What are the main points of debate in Sweden surrounding how Scandinavian countries might try to influence the geopolitical competition over Arctic Sea routes? Was Washington in alignment with Sweden’s positions on the Arctic?

When I arrived, Sweden’s Arctic policy was in a state of transition. Since 1996, the Arctic Council has served as the primary venue for cooperation, but its mandate was strictly limited to 'soft' issues like environmental research and climate monitoring. Consequently, Sweden’s regional identity was rooted in scientific diplomacy rather than hard security—a legacy that was beginning to collide with new geopolitical realities.

It was only during my tenure that Sweden released a more comprehensive Arctic strategy, reflecting a growing recognition that the region was becoming geopolitically contested. That shift produced several areas of debate within Sweden and among Nordic partners.

A central debate emerged over how to reconcile Sweden’s environmental leadership with its growing security needs. Deeply committed to the Arctic’s fragile ecology, Sweden and its Nordic neighbors were wary of viewing the region through a purely militarized lens. Yet, the physical reality was undeniable. As sea ice vanished, it revealed new shipping lanes and left critical infrastructure, like subsea cables and satellite stations, vulnerable to the pressures of global strategic competition.

A second debate involved the degree to which Nordic countries should actively shape governance of Arctic Sea routes versus preserving the cooperative norms that had historically defined the region.
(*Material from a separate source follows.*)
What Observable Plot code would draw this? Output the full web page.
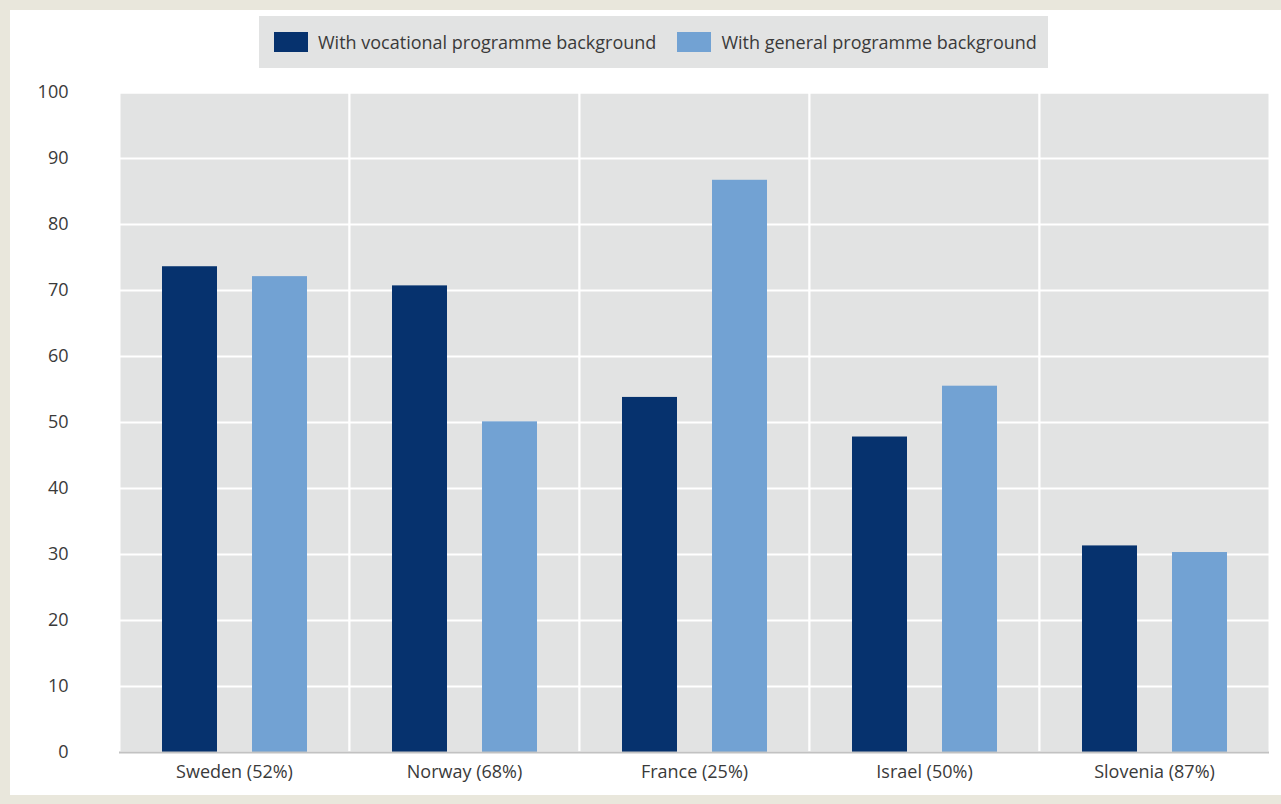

Some policymakers emphasized maintaining low tension and prioritizing multilateral environmental governance, while others argued that great-power competition required more proactive monitoring and coordination with NATO allies.

Washington was largely aligned with Sweden’s overall approach, but there were differences in emphasis. The United States, along with partners such as the United Kingdom and Norway, tended to move earlier in highlighting security risks, including Russian submarine activity, hybrid threats to undersea infrastructure, and the strategic implications of expanded commercial shipping routes. Sweden, by contrast, brought valuable expertise on environmental monitoring and Arctic research infrastructure, which significantly shaped the broader understanding of the region.